Но если Европа как мечта, возможно, больше не имеет прежней силы в эти трудные времена, то Европа как необходимость — это в высшей степени осязаемая реальность. Трамп может мечтать о своих суверенных государствах, в Европе же эпоха доминирования национальных государств — уже позади. Тяжелые времена требуют, чтобы Европа действовала единым фронтом.
Для этого нужна способность как к дальновидному лидерству, так и к компромиссам в краткосрочной перспективе. Раздробленная Европа никогда не сможет быть самостоятельной силой, а будет рано или поздно разрушена силами других. Тогда и более слабая Россия сможет выступать в роли сильной, и старые страхи появятся снова.
Конечно, нужно сохранять трансатлантическую связь, насколько это возможно, но необходимо и уметь стоять на собственных ногах, когда эта связь ослабевает. Косвенным китайским давлением пренебрегать нельзя.
И важно, чтобы в эти трудные времена Европа оставалась маяком принципов открытого общества и всех возможностей открытого мира. Пусть дует встречный ветер — это еще не повод изменять себе.
То, что нам нужна усиленная общая европейская внешняя политика и политика безопасности, должно быть очевидно для всех. Просто отгородиться от внешнего мира не поможет. У Европы должны быть силы за пределами этих стен, ведь окружающий мир вполне ощутимо влияет на то, что происходит внутри.
Нас не окружают океаны. Кризисы Ближнего Востока еще очень далеки от разрешения. Время терроризма не миновало. Более того: в этом году почти треть всех рождающихся в мире детей появятся на свет в Африке, и к концу этого века примерно 40% людей работоспособного возраста тоже будут жить в Африке. Все это произойдет уже очень скоро.
Компьютерное развитие только начинается. Когда человек в начале эпохи индустриализации разработал второе поколение паровых машин, он мало что знал о том, что последует за этим. Год назад мало кто говорил о блокчейне, искусственном интеллекте и квантовых компьютерах, но скоро об этом заговорят практически все.
Многих это пугает, и есть риск, что политика станет оборонительной, но возможности — намного значительнее, чем угрозы. Вероятно, в этом по большей части заключается и решение климатической проблемы. Мы уже начинаем подозревать о последствиях, на которые ни у кого нет права закрывать глаза.
После десятилетий раскола в мире и четверти века успешных либеральных системных перемен мы, без сомнения, вступили в более беспокойное и труднопредсказуемое время.

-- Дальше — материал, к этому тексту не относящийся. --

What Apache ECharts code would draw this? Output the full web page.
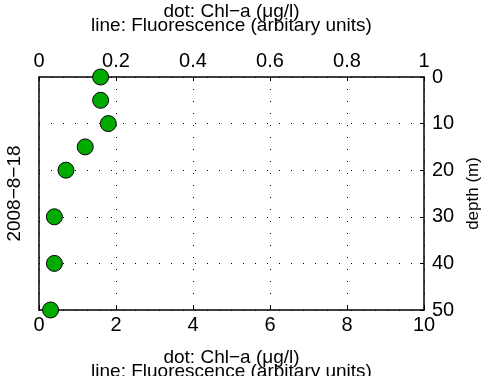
<!DOCTYPE html>
<html>
<head>
<meta charset="utf-8">
<script src="https://cdn.jsdelivr.net/npm/echarts@6/dist/echarts.min.js"></script>
<style>
  html, body { margin: 0; padding: 0; background: #fff; }
  #chart { width: 486px; height: 376px; }
</style>
</head>
<body>
<div id="chart"></div>
<script>
// Chl-a dots: value on bottom axis (0-10), depth on right axis
const depths = [0, 5, 10, 15, 20, 30, 40, 50];
const chla = [1.6, 1.6, 1.8, 1.2, 0.7, 0.4, 0.4, 0.3];
const bottomTicks = [0, 10, 2];   // min, max, interval
const topTicks = [0, 1, 0.2];
const depthTicks = [0, 50, 10];

const dateLabel = '2008\u22128\u221218';
const xTitle = 'dot: Chl\u2212a (\u03bcg/l)\nline: Fluorescence (arbitary units)';

const font = 'Liberation Sans, Arial, Helvetica, sans-serif';
const fs = 19;
const tickFs = 20;

var myChart = echarts.init(document.getElementById('chart'));

const dotted = { color: '#000', width: 1, type: [1, 11] };
const axisLine = { show: true, onZero: false, lineStyle: { color: '#000', width: 1.5 } };
const tick = { show: true, inside: true, length: 4, lineStyle: { color: '#000' } };

myChart.setOption({
  animation: false,
  textStyle: { fontFamily: font },
  grid: { left: 39, right: 62, top: 77, bottom: 66, containLabel: false, outerBoundsMode: 'none' },
  xAxis: [
    {
      type: 'value', position: 'bottom',
      min: bottomTicks[0], max: bottomTicks[1], interval: bottomTicks[2],
      axisLine: axisLine, axisTick: tick,
      axisLabel: { fontSize: tickFs, color: '#000', margin: 5, fontFamily: font },
      splitLine: { show: true, lineStyle: dotted },
      name: xTitle, nameLocation: 'middle', nameGap: 41,
      nameTextStyle: { fontSize: fs, color: '#000', lineHeight: 14, fontFamily: font }
    },
    {
      type: 'value', position: 'top',
      min: topTicks[0], max: topTicks[1], interval: topTicks[2],
      axisLine: axisLine, axisTick: tick,
      axisLabel: { fontSize: tickFs, color: '#000', margin: 6, fontFamily: font },
      splitLine: { show: false },
      name: xTitle, nameLocation: 'middle', nameGap: 44,
      nameTextStyle: { fontSize: fs, color: '#000', lineHeight: 14, fontFamily: font }
    }
  ],
  yAxis: [
    {
      type: 'value', position: 'right', inverse: true,
      min: depthTicks[0], max: depthTicks[1], interval: depthTicks[2],
      axisLine: axisLine, axisTick: tick,
      axisLabel: { fontSize: tickFs, color: '#000', margin: 8, fontFamily: font },
      splitLine: { show: true, lineStyle: dotted },
      name: 'depth (m)', nameLocation: 'middle', nameGap: 37, nameRotate: 90,
      nameTextStyle: { fontSize: 17, color: '#000', fontFamily: font }
    },
    {
      type: 'value', position: 'left', inverse: true,
      min: depthTicks[0], max: depthTicks[1], interval: depthTicks[2],
      axisLine: axisLine, axisTick: { show: false },
      axisLabel: { show: false },
      splitLine: { show: false },
      name: dateLabel, nameLocation: 'middle', nameGap: 15,
      nameTextStyle: { fontSize: fs, color: '#000', fontFamily: font }
    }
  ],
  series: [
    {
      type: 'scatter',
      xAxisIndex: 0, yAxisIndex: 0,
      symbolSize: 16,
      clip: false,
      itemStyle: { color: '#00aa00', borderColor: '#000', borderWidth: 1, opacity: 1 },
      data: depths.map((d, i) => [chla[i], d])
    }
  ]
});
</script>
</body>
</html>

Сумбурное время. История больше не представляется линейной, сейчас уже не таким однозначным кажется автоматический выход к свету из тьмы.
XX век, в котором преобладали идеологические войны и конфронтации, сложился из других материалов, и сейчас, я полагаю, нам скорее надо попытаться извлечь опыт из различных линий развития XIX века.
Тогда, как и сейчас, кардинально изменилось соотношение сил, идеи менялись и развивались, и новые технологические прорывы создавали совершенно новые условия существования наций и континентов. То, что это через довольно длительное время закончилось весьма плохо, в тот момент, когда борьба между нациями подавила все остальное и тоталитарные идеи взметнули свои знамена, подарив нам полвека ужасов, — тоже одна из причин помнить об этом периоде.
История не повторяется, но почему бы не извлечь из нее урок. И именно теперь, я думаю, мы находимся на том этапе, когда особенно необходимо попытаться лучше рассмотреть и понять общие черты развития событий.